In 1971, I turned ten years old and discovered sports, not necessarily in that order. This was the year of both my first major league baseball game and my first college football game, and it was also the year of the Fight of the Century: Muhammad Ali vs Joe Frazier.
The Fight of the Century was how the first Muhammad Ali–Joe Frazier match was billed, and even to my then nine-year-old ears, it sounded like nothing but hype. I remember having read stories about the fight a short time before it happened, complete with the backstory about Ali, as the Heavyweight champ who had given up his title in protest against the Vietnam War draft, against Frazier, the reigning champ. Both fighters were undefeated going into the fight, but clearly this fight was about more than just boxing.
By the late seventies, live boxing was common on network television, but in 1971 there was not even a thought of televising this fight live. To see the fight, boxing fans would need to go to a closed circuit telecast, usually held at a movie theater. More casual fans would simply read about the result in the paper the next day.

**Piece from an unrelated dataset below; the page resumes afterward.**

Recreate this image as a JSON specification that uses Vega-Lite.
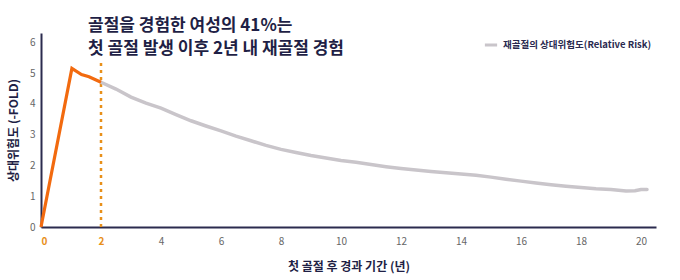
{
  "$schema": "https://vega.github.io/schema/vega-lite/v6.json",
  "width": 615,
  "height": 194,
  "autosize": {"type": "none"},
  "padding": {"left": 41, "top": 33, "right": 24, "bottom": 53},
  "background": "white",
  "config": {"view": {"stroke": null}, "font": "Noto Sans CJK KR"},
  "title": {
    "text": ["골절을 경험한 여성의 41%는", "첫 골절 발생 이후 2년 내 재골절 경험"],
    "anchor": "start",
    "frame": "group",
    "dx": 47,
    "offset": -25,
    "fontSize": 17,
    "fontWeight": "bold",
    "lineHeight": 23,
    "color": "#1f1f45",
    "font": "Noto Sans CJK KR"
  },
  "datasets": {
    "risk": [
      {"t": 2, "rr": 4.70, "s": "재골절의 상대위험도(Relative Risk)"},
      {"t": 2.5, "rr": 4.48, "s": "재골절의 상대위험도(Relative Risk)"},
      {"t": 3, "rr": 4.22, "s": "재골절의 상대위험도(Relative Risk)"},
      {"t": 3.5, "rr": 4.02, "s": "재골절의 상대위험도(Relative Risk)"},
      {"t": 4, "rr": 3.86, "s": "재골절의 상대위험도(Relative Risk)"},
      {"t": 4.5, "rr": 3.65, "s": "재골절의 상대위험도(Relative Risk)"},
      {"t": 5, "rr": 3.45, "s": "재골절의 상대위험도(Relative Risk)"},
      {"t": 5.5, "rr": 3.28, "s": "재골절의 상대위험도(Relative Risk)"},
      {"t": 6, "rr": 3.12, "s": "재골절의 상대위험도(Relative Risk)"},
      {"t": 6.5, "rr": 2.95, "s": "재골절의 상대위험도(Relative Risk)"},
      {"t": 7, "rr": 2.80, "s": "재골절의 상대위험도(Relative Risk)"},
      {"t": 7.5, "rr": 2.65, "s": "재골절의 상대위험도(Relative Risk)"},
      {"t": 8, "rr": 2.52, "s": "재골절의 상대위험도(Relative Risk)"},
      {"t": 8.5, "rr": 2.42, "s": "재골절의 상대위험도(Relative Risk)"},
      {"t": 9, "rr": 2.32, "s": "재골절의 상대위험도(Relative Risk)"},
      {"t": 9.5, "rr": 2.24, "s": "재골절의 상대위험도(Relative Risk)"},
      {"t": 10, "rr": 2.16, "s": "재골절의 상대위험도(Relative Risk)"},
      {"t": 10.5, "rr": 2.10, "s": "재골절의 상대위험도(Relative Risk)"},
      {"t": 11, "rr": 2.03, "s": "재골절의 상대위험도(Relative Risk)"},
      {"t": 11.5, "rr": 1.96, "s": "재골절의 상대위험도(Relative Risk)"},
      {"t": 12, "rr": 1.90, "s": "재골절의 상대위험도(Relative Risk)"},
      {"t": 12.5, "rr": 1.85, "s": "재골절의 상대위험도(Relative Risk)"},
      {"t": 13, "rr": 1.80, "s": "재골절의 상대위험도(Relative Risk)"},
      {"t": 13.5, "rr": 1.76, "s": "재골절의 상대위험도(Relative Risk)"},
      {"t": 14, "rr": 1.72, "s": "재골절의 상대위험도(Relative Risk)"},
      {"t": 14.5, "rr": 1.68, "s": "재골절의 상대위험도(Relative Risk)"},
      {"t": 15, "rr": 1.62, "s": "재골절의 상대위험도(Relative Risk)"},
      {"t": 15.5, "rr": 1.55, "s": "재골절의 상대위험도(Relative Risk)"},
      {"t": 16, "rr": 1.49, "s": "재골절의 상대위험도(Relative Risk)"},
      {"t": 16.5, "rr": 1.43, "s": "재골절의 상대위험도(Relative Risk)"},
      {"t": 17, "rr": 1.37, "s": "재골절의 상대위험도(Relative Risk)"},
      {"t": 17.5, "rr": 1.32, "s": "재골절의 상대위험도(Relative Risk)"},
      {"t": 18, "rr": 1.28, "s": "재골절의 상대위험도(Relative Risk)"},
      {"t": 18.5, "rr": 1.24, "s": "재골절의 상대위험도(Relative Risk)"},
      {"t": 19, "rr": 1.22, "s": "재골절의 상대위험도(Relative Risk)"},
      {"t": 19.5, "rr": 1.17, "s": "재골절의 상대위험도(Relative Risk)"},
      {"t": 19.8, "rr": 1.18, "s": "재골절의 상대위험도(Relative Risk)"},
      {"t": 20, "rr": 1.22, "s": "재골절의 상대위험도(Relative Risk)"},
      {"t": 20.2, "rr": 1.22, "s": "재골절의 상대위험도(Relative Risk)"}
    ],
    "early": [
      {"t": 0, "rr": 0},
      {"t": 1.03, "rr": 5.15},
      {"t": 1.35, "rr": 4.95},
      {"t": 1.6, "rr": 4.88},
      {"t": 2, "rr": 4.70}
    ],
    "marker": [
      {"t": 2, "rr": 0, "hi": 5.4}
    ]
  },
  "layer": [
    {
      "data": {"name": "marker"},
      "mark": {"type": "rule", "color": "#e8901a", "strokeWidth": 2.5, "strokeDash": [3, 4]},
      "encoding": {
        "x": {
          "field": "t",
          "type": "quantitative",
          "scale": {"domain": [0, 20.5], "nice": false},
          "axis": {
            "values": [0, 2, 4, 6, 8, 10, 12, 14, 16, 18, 20],
            "grid": false,
            "ticks": false,
            "labelOverlap": false,
            "domainColor": "#2b2b4e",
            "domainWidth": 2,
            "labelPadding": 9,
            "labelFontSize": 10,
            "labelColor": {"condition": {"test": "datum.value <= 2", "value": "#e8901a"}, "value": "#666666"},
            "labelFontWeight": {"condition": {"test": "datum.value <= 2", "value": "bold"}, "value": "normal"},
            "title": "첫 골절 후 경과 기간 (년)",
            "titleFontSize": 12,
            "titleFontWeight": "bold",
            "titleColor": "#1f1f45",
            "titlePadding": 15
          }
        },
        "y": {
          "field": "rr",
          "type": "quantitative",
          "scale": {"domain": [0, 6.3], "nice": false},
          "axis": {
            "values": [0, 1, 2, 3, 4, 5, 6],
            "tickCount": 7,
            "grid": false,
            "ticks": false,
            "labelOverlap": false,
            "domainColor": "#2b2b4e",
            "domainWidth": 2,
            "labelPadding": 6,
            "labelFontSize": 10,
            "labelColor": "#666666",
            "title": "상대위험도 (-FOLD)",
            "titleFontSize": 12,
            "titleFontWeight": "bold",
            "titleColor": "#1f1f45",
            "titlePadding": 9
          }
        },
        "y2": {"field": "hi"}
      }
    },
    {
      "data": {"name": "risk"},
      "mark": {"type": "line", "strokeWidth": 3.5, "strokeCap": "round"},
      "encoding": {
        "x": {"field": "t", "type": "quantitative"},
        "y": {"field": "rr", "type": "quantitative"},
        "color": {
          "field": "s",
          "type": "nominal",
          "scale": {"range": ["#c9c5ca"]},
          "legend": {
            "title": null,
            "orient": "none",
            "legendX": 442,
            "legendY": 4,
            "symbolType": "stroke",
            "symbolStrokeWidth": 3,
            "symbolSize": 150,
            "labelFontSize": 9.5,
            "labelFontWeight": "bold",
            "labelColor": "#2a2a50",
            "labelFont": "Noto Sans CJK KR"
          }
        }
      }
    },
    {
      "data": {"name": "early"},
      "mark": {"type": "line", "color": "#f26a0f", "strokeWidth": 3.2},
      "encoding": {
        "x": {"field": "t", "type": "quantitative"},
        "y": {"field": "rr", "type": "quantitative"}
      }
    }
  ]
}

Neither of these options sounded right to my family, so we turned on KCBS, the all-news radio station, who broadcast round-by-round highlights as soon as the rounds were over, complete with scoring from AP and UPI. This is literally the only time I can remember us doing anything like that, but I guess the general interest in that fight merited it. It would be months before this fight was actually televised on a network, and by then it was old news.
It soon became apparent that we were all Ali fans, and we’d stay that way for as long as he kept fighting. But it wasn’t to be that night – Frazier won a (literally) hard-fought decision. The Fight of the Century name stuck, and it would be three more years until Ali reclaimed his title, a huge feat at the time, against a heavily favored and greatly feared George Foreman. Ali would fight Frazier two more times, winning both, culminating with the Thrilla in Manila in 1975.
I’ll often brag that we offer cool stuff here at Heritage. The gloves Ali wore in the first Frazier fight have to go right to the top of my list. From perhaps the first sporting event that I have a vivid memory of, a fight that will be remembered forever, and worn by The Greatest himself. What more, besides about a half million dollars, do you need?